Why this keeps happening (even when games sell)

There are several forces colliding:

  • AAA cost inflation: bigger teams, longer cycles, higher risk.

  • Live-service expectations: many studios staffed up chasing recurring revenue, then discovered most live-service attempts don’t hit escape velocity.

  • Portfolio cleanup: publishers cutting projects that don’t look like category leaders.

  • Capital tightening: investors demanding efficiency and predictable returns.

Layoffs aren’t always a sign a studio made a bad game. They’re often a sign the business model is wobbling.

Unions are also about predictability, not just pay

Union conversations in games are often reduced to salary fights. But the “why now” energy is also about stability: severance, notice periods, crunch rules, transparency in role changes, and the ability to contest arbitrary restructures.

The GDC numbers suggest that a large share of workers want the option to join because they don’t trust the current system to treat them fairly during shocks. 

What this changes for players (yes, players)

Players feel industry labor conditions indirectly:

  • Games take longer.

  • Sequels get safer.

  • Risky new IP becomes rarer.

  • Patches ship later because teams are smaller.

  • Community support degrades when studios lose experienced staff.

The “why is everything delayed?” question is often a labor question.

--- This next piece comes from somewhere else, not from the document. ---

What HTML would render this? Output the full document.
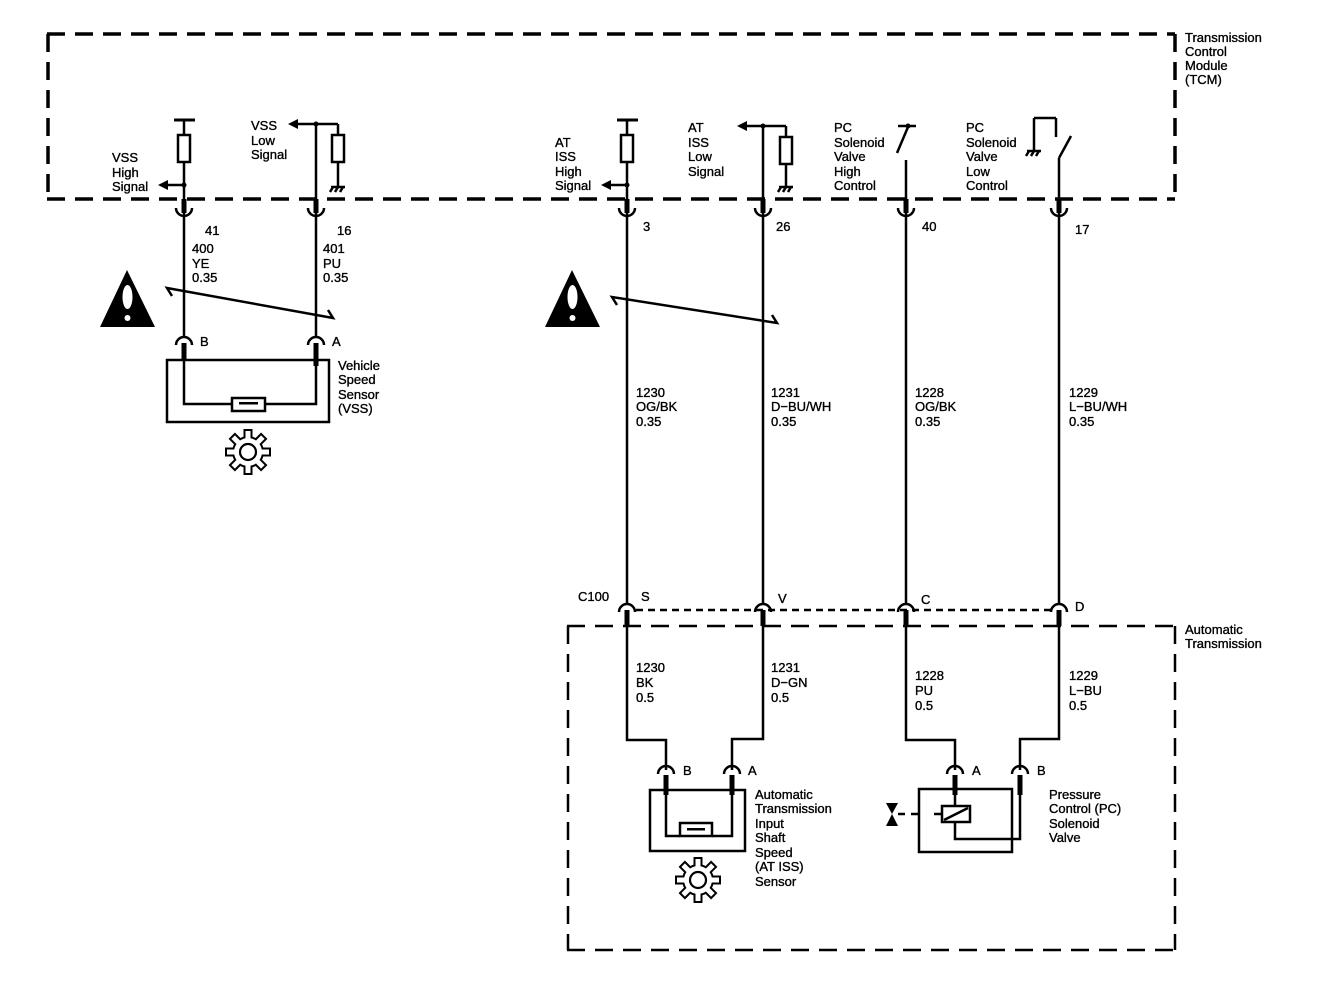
<!DOCTYPE html>
<html><head><meta charset="utf-8"><style>
html,body{margin:0;padding:0;background:#fff;}
svg{display:block;}
text{font-family:"Liberation Sans",sans-serif;font-size:13px;fill:#000;stroke:#000;stroke-width:0.35px;}
</style></head><body>
<svg width="1328" height="988" viewBox="0 0 1328 988" xmlns="http://www.w3.org/2000/svg">
<defs>
<g id="gear">
  <g fill="#000">
    <circle r="16"/>
    <rect x="-4.5" y="-23" width="9" height="12"/>
    <rect x="-4.5" y="-23" width="9" height="12" transform="rotate(45)"/>
    <rect x="-4.5" y="-23" width="9" height="12" transform="rotate(90)"/>
    <rect x="-4.5" y="-23" width="9" height="12" transform="rotate(135)"/>
    <rect x="-4.5" y="-23" width="9" height="12" transform="rotate(180)"/>
    <rect x="-4.5" y="-23" width="9" height="12" transform="rotate(225)"/>
    <rect x="-4.5" y="-23" width="9" height="12" transform="rotate(270)"/>
    <rect x="-4.5" y="-23" width="9" height="12" transform="rotate(315)"/>
  </g>
  <g fill="#fff">
    <circle r="14"/>
    <rect x="-2.5" y="-21" width="5" height="10"/>
    <rect x="-2.5" y="-21" width="5" height="10" transform="rotate(45)"/>
    <rect x="-2.5" y="-21" width="5" height="10" transform="rotate(90)"/>
    <rect x="-2.5" y="-21" width="5" height="10" transform="rotate(135)"/>
    <rect x="-2.5" y="-21" width="5" height="10" transform="rotate(180)"/>
    <rect x="-2.5" y="-21" width="5" height="10" transform="rotate(225)"/>
    <rect x="-2.5" y="-21" width="5" height="10" transform="rotate(270)"/>
    <rect x="-2.5" y="-21" width="5" height="10" transform="rotate(315)"/>
  </g>
  <circle r="8" fill="none" stroke="#000" stroke-width="2.2"/>
</g>
<g id="warn">
  <polygon points="27,0 55,57 0,57" fill="#000"/>
  <ellipse cx="27.5" cy="27" rx="5" ry="12" fill="#fff"/>
  <circle cx="27.5" cy="48" r="3" fill="#fff"/>
</g>
<g id="gnd" stroke="#000" stroke-width="2.5" fill="none">
  <line x1="-7" y1="0" x2="7" y2="0"/>
  <line x1="-5" y1="0" x2="-8" y2="5"/>
  <line x1="0" y1="0" x2="-3" y2="5"/>
  <line x1="5" y1="0" x2="2" y2="5"/>
</g>
</defs>

<g stroke="#000" stroke-width="3.5" fill="none" stroke-dasharray="18,10">
  <line x1="47" y1="34" x2="1175" y2="34"/>
  <line x1="47" y1="199" x2="1175" y2="199"/>
  <line x1="48" y1="34" x2="48" y2="199"/>
  <line x1="1175" y1="34" x2="1175" y2="199"/>
</g>
<text x="1185" y="42">Transmission</text>
<text x="1185" y="56">Control</text>
<text x="1185" y="70">Module</text>
<text x="1185" y="84">(TCM)</text>

<g stroke="#000" stroke-width="2.5" fill="none" stroke-dasharray="18,10">
  <line x1="567" y1="626" x2="1175" y2="626"/>
  <line x1="567" y1="950" x2="1175" y2="950"/>
  <line x1="568" y1="626" x2="568" y2="950"/>
  <line x1="1175" y1="626" x2="1175" y2="950"/>
</g>
<text x="1185" y="634">Automatic</text>
<text x="1185" y="648">Transmission</text>

<g stroke="#000" stroke-width="2.5" fill="none">
<line x1="174" y1="120" x2="195" y2="120" stroke-width="3"/>
<line x1="184" y1="120" x2="184" y2="199"/>
<rect x="178" y="135" width="12" height="27" fill="#fff"/>
<line x1="184" y1="185" x2="166" y2="185"/>
<line x1="316" y1="124" x2="316" y2="199"/>
<line x1="316" y1="124" x2="338" y2="124"/>
<line x1="316" y1="124" x2="296" y2="124"/>
<line x1="338" y1="124" x2="338" y2="186"/>
<rect x="332" y="135" width="12" height="27" fill="#fff"/>
<line x1="617" y1="120" x2="638" y2="120" stroke-width="3"/>
<line x1="627" y1="120" x2="627" y2="199"/>
<rect x="621" y="135" width="12" height="27" fill="#fff"/>
<line x1="627" y1="185" x2="609" y2="185"/>
<line x1="763" y1="126" x2="763" y2="199"/>
<line x1="763" y1="126" x2="786" y2="126"/>
<line x1="763" y1="126" x2="745" y2="126"/>
<line x1="786" y1="126" x2="786" y2="186"/>
<rect x="780" y="137" width="12" height="27" fill="#fff"/>
<line x1="898" y1="126" x2="916" y2="126"/>
<line x1="908" y1="127" x2="897" y2="153"/>
<line x1="906" y1="160" x2="906" y2="199"/>
<line x1="1034" y1="150" x2="1034" y2="118"/>
<line x1="1034" y1="118" x2="1056" y2="118"/>
<line x1="1056" y1="118" x2="1056" y2="137"/>
<line x1="1059" y1="158" x2="1071" y2="136"/>
<line x1="1059" y1="158" x2="1059" y2="199"/>
</g>
<g fill="#000">
<circle cx="184" cy="185" r="2.5"/>
<polygon points="158,185 168,180 168,190"/>
<circle cx="316" cy="124" r="2.5"/>
<polygon points="288,124 298,119 298,129"/>
<circle cx="627" cy="185" r="2.5"/>
<polygon points="601,185 611,180 611,190"/>
<circle cx="763" cy="126" r="2.5"/>
<polygon points="737,126 747,121 747,131"/>
<circle cx="908" cy="126" r="2.5"/>
</g>
<use href="#gnd" x="338" y="187"/>
<use href="#gnd" x="786" y="187"/>
<use href="#gnd" x="1034" y="151"/>

<text x="112" y="162">VSS</text><text x="112" y="177">High</text><text x="112" y="191">Signal</text>
<text x="251" y="130">VSS</text><text x="251" y="145">Low</text><text x="251" y="159">Signal</text>
<text x="555" y="147">AT</text><text x="555" y="161">ISS</text><text x="555" y="176">High</text><text x="555" y="190">Signal</text>
<text x="688" y="132">AT</text><text x="688" y="147">ISS</text><text x="688" y="161">Low</text><text x="688" y="176">Signal</text>
<text x="834" y="132">PC</text><text x="834" y="147">Solenoid</text><text x="834" y="161">Valve</text><text x="834" y="176">High</text><text x="834" y="190">Control</text>
<text x="966" y="132">PC</text><text x="966" y="147">Solenoid</text><text x="966" y="161">Valve</text><text x="966" y="176">Low</text><text x="966" y="190">Control</text>

<g stroke="#000" fill="none">
  <g stroke-width="5">
    <line x1="184" y1="199" x2="184" y2="213"/>
    <line x1="316" y1="199" x2="316" y2="213"/>
    <line x1="627" y1="199" x2="627" y2="213"/>
    <line x1="763" y1="199" x2="763" y2="213"/>
    <line x1="906" y1="199" x2="906" y2="213"/>
    <line x1="1059" y1="199" x2="1059" y2="213"/>
  </g>
  <g stroke-width="2.5">
    <path d="M176,208 A8,8 0 0 0 192,208"/>
    <path d="M308,208 A8,8 0 0 0 324,208"/>
    <path d="M619,208 A8,8 0 0 0 635,208"/>
    <path d="M755,208 A8,8 0 0 0 771,208"/>
    <path d="M898,208 A8,8 0 0 0 914,208"/>
    <path d="M1051,208 A8,8 0 0 0 1067,208"/>
    <line x1="184" y1="213" x2="184" y2="338"/>
    <line x1="316" y1="213" x2="316" y2="338"/>
    <line x1="627" y1="213" x2="627" y2="604"/>
    <line x1="763" y1="213" x2="763" y2="604"/>
    <line x1="906" y1="213" x2="906" y2="604"/>
    <line x1="1059" y1="213" x2="1059" y2="604"/>
    <path d="M172,296 L167,288 L333,318 L328,310"/>
    <path d="M617,305 L612,297 L777,323 L772,315"/>
    <path d="M176,345 A8,8 0 0 1 192,345"/>
    <path d="M308,345 A8,8 0 0 1 324,345"/>
    <rect x="167" y="360" width="162" height="62"/>
    <path d="M184,345 L184,404 L232,404 M265,404 L316,404 L316,360"/>
    <rect x="232" y="398" width="33" height="13"/>
  </g>
  <g stroke-width="5">
    <line x1="184" y1="343" x2="184" y2="360"/>
    <line x1="316" y1="343" x2="316" y2="366"/>
  </g>
</g>
<rect x="239" y="402" width="19" height="2.5" fill="#000"/>
<use href="#gear" x="248" y="452"/>
<use href="#warn" x="100" y="270"/>
<use href="#warn" x="545" y="270"/>

<text x="205" y="235">41</text>
<text x="337" y="235">16</text>
<text x="192" y="253">400</text><text x="192" y="268">YE</text><text x="192" y="282">0.35</text>
<text x="323" y="253">401</text><text x="323" y="268">PU</text><text x="323" y="282">0.35</text>
<text x="200" y="346">B</text>
<text x="332" y="346">A</text>
<text x="338" y="370">Vehicle</text><text x="338" y="384">Speed</text><text x="338" y="399">Sensor</text><text x="338" y="413">(VSS)</text>
<text x="643" y="231">3</text>
<text x="776" y="231">26</text>
<text x="922" y="231">40</text>
<text x="1075" y="234">17</text>
<text x="636" y="397">1230</text><text x="636" y="411">OG/BK</text><text x="636" y="426">0.35</text>
<text x="771" y="397">1231</text><text x="771" y="411">D−BU/WH</text><text x="771" y="426">0.35</text>
<text x="915" y="397">1228</text><text x="915" y="411">OG/BK</text><text x="915" y="426">0.35</text>
<text x="1069" y="397">1229</text><text x="1069" y="411">L−BU/WH</text><text x="1069" y="426">0.35</text>

<g stroke="#000" fill="none">
  <line x1="636" y1="610" x2="1052" y2="610" stroke-width="2.5" stroke-dasharray="7,5"/>
  <g stroke-width="2.5">
    <path d="M619,612 A8,8 0 0 1 635,612"/>
    <path d="M755,612 A8,8 0 0 1 771,612"/>
    <path d="M898,612 A8,8 0 0 1 914,612"/>
    <path d="M1051,612 A8,8 0 0 1 1067,612"/>
  </g>
  <g stroke-width="5">
    <line x1="627" y1="610" x2="627" y2="626"/>
    <line x1="763" y1="610" x2="763" y2="626"/>
    <line x1="906" y1="610" x2="906" y2="626"/>
    <line x1="1059" y1="610" x2="1059" y2="626"/>
  </g>
  <g stroke-width="2.5">
    <path d="M627,626 L627,740 L666,740 L666,770"/>
    <path d="M763,626 L763,739 L732,739 L732,770"/>
    <path d="M906,626 L906,740 L955,740 L955,770"/>
    <path d="M1059,626 L1059,739 L1020,739 L1020,770"/>
    <path d="M658,774 A8,8 0 0 1 674,774"/>
    <path d="M724,774 A8,8 0 0 1 740,774"/>
    <path d="M947,774 A8,8 0 0 1 963,774"/>
    <path d="M1012,774 A8,8 0 0 1 1028,774"/>
    <rect x="650" y="790" width="95" height="61"/>
    <path d="M666,790 L666,836 L680,836 M712,836 L732,836 L732,790"/>
    <rect x="680" y="823" width="32" height="13"/>
    <rect x="919" y="789" width="93" height="63"/>
    <path d="M955,789 L955,806 M955,822 L955,839 L1020,839 L1020,789"/>
    <rect x="942" y="806" width="28" height="16"/>
    <line x1="944" y1="820" x2="968" y2="808"/>
    <line x1="911" y1="814" x2="919" y2="814"/>
    <line x1="934" y1="814" x2="942" y2="814"/>
    <line x1="898" y1="814" x2="905" y2="814"/>
  </g>
  <g stroke-width="5">
    <line x1="666" y1="775" x2="666" y2="795"/>
    <line x1="732" y1="775" x2="732" y2="795"/>
    <line x1="955" y1="775" x2="955" y2="795"/>
    <line x1="1020" y1="775" x2="1020" y2="795"/>
  </g>
</g>
<rect x="687" y="828" width="18" height="2.5" fill="#000"/>
<polygon points="886,803 898,803 892,814" fill="#000"/>
<polygon points="886,826 898,826 892,814" fill="#000"/>
<use href="#gear" x="698" y="880"/>

<text x="578" y="601">C100</text>
<text x="641" y="601">S</text>
<text x="778" y="603">V</text>
<text x="921" y="604">C</text>
<text x="1075" y="611">D</text>
<text x="636" y="672">1230</text><text x="636" y="687">BK</text><text x="636" y="702">0.5</text>
<text x="771" y="672">1231</text><text x="771" y="687">D−GN</text><text x="771" y="702">0.5</text>
<text x="915" y="680">1228</text><text x="915" y="695">PU</text><text x="915" y="710">0.5</text>
<text x="1069" y="680">1229</text><text x="1069" y="695">L−BU</text><text x="1069" y="710">0.5</text>
<text x="683" y="775">B</text>
<text x="748" y="775">A</text>
<text x="972" y="775">A</text>
<text x="1037" y="775">B</text>
<text x="755" y="799">Automatic</text><text x="755" y="813">Transmission</text><text x="755" y="828">Input</text><text x="755" y="842">Shaft</text><text x="755" y="857">Speed</text><text x="755" y="871">(AT ISS)</text><text x="755" y="886">Sensor</text>
<text x="1049" y="799">Pressure</text><text x="1049" y="813">Control (PC)</text><text x="1049" y="828">Solenoid</text><text x="1049" y="842">Valve</text>
</svg>
</body></html>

The next phase: labor news becomes product news

In 2026, expect labor dynamics to show up more in mainstream game coverage. Why? Because players are increasingly aware that their favorite worlds are built by people working under real constraints and because unionization efforts are reaching scale where they become unavoidable headlines.

Even if unionization outcomes differ by country and company, the direction is clear: developers are looking for collective leverage in a business that has normalized instability.

And that may end up being one of the most important “games news” stories of all: not what gets announced on stage, but what kind of industry exists behind the stage lights.